2. To June This Morning

Ruston Kelly and Kacey Musgraves


Much of this hope my father carried with him those last days of his life specifically came from the beauty of his relationship with my mother.

John Carter Cash

There were words that were written February 2nd, 1970, titled “To June This Morning.” In the poem, from that cold morning describes my mother coming down the stairs of their home on Old Hickory Lake in Hendersonville, Tennessee. February 2nd, 1970. At the time, my mother was eight months pregnant with me. So as she came down those stairs, carrying that burden within her body, the hope within him welled up greatly, and the joy and the love flourished. I went to a friend of mine named Ruston Kelly, and I asked him if he would be interested in looking at one of my father’s poems and possibly putting it to music.

Ruston has a great spirit. I gave him the book Forever Words, which was edited by Paul Muldoon. Ruston looked down at the book, tears nearly welling up in his eyes, and said, “When I was a teenager, I found something that your dad had written to your mother.” He went on, “I actually began to put music to it then…” That poem happened to be “To June This Morning”. Would you mind if I ask my fiancé to be a part of it?” I said, “Sure, I’m definitely open for that. What’s her name?” He said, “Kacey Musgraves”. So, Kacey became a part of the recording process also.

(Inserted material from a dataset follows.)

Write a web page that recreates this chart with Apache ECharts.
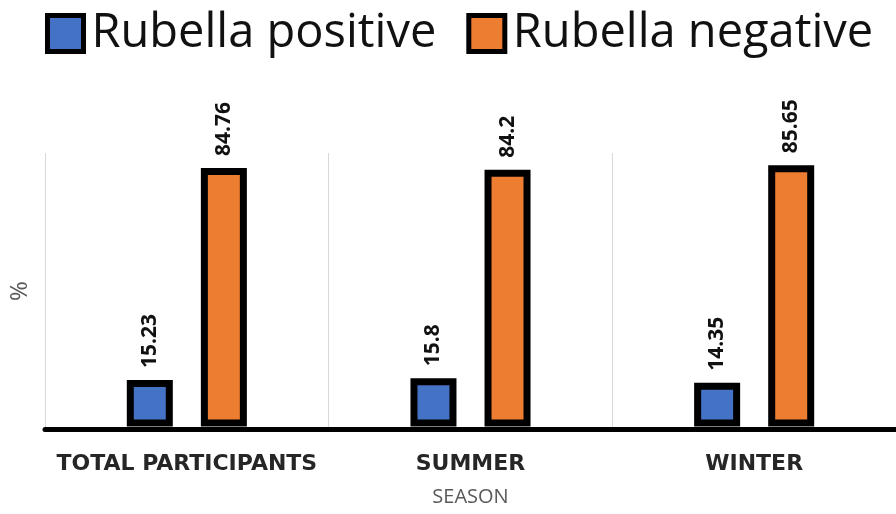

That definition of hope, to me, run steady through the first two songs of this album, “Forever/I Still Miss Someone” and then into “To June This Morning,” casting back, looking at the beginning of the hope. Part of the strength that he had inside at the end of his life was faith in the unseen future, hope in the face of darkness. Faced with the fact that his body was giving up on him, hope still remained. The inception of much of that hope was occurring at the time that the words to “To June This Morning” were written. So, that’s a circle to me, the beginning of the album, the two pieces complete a circle of hope.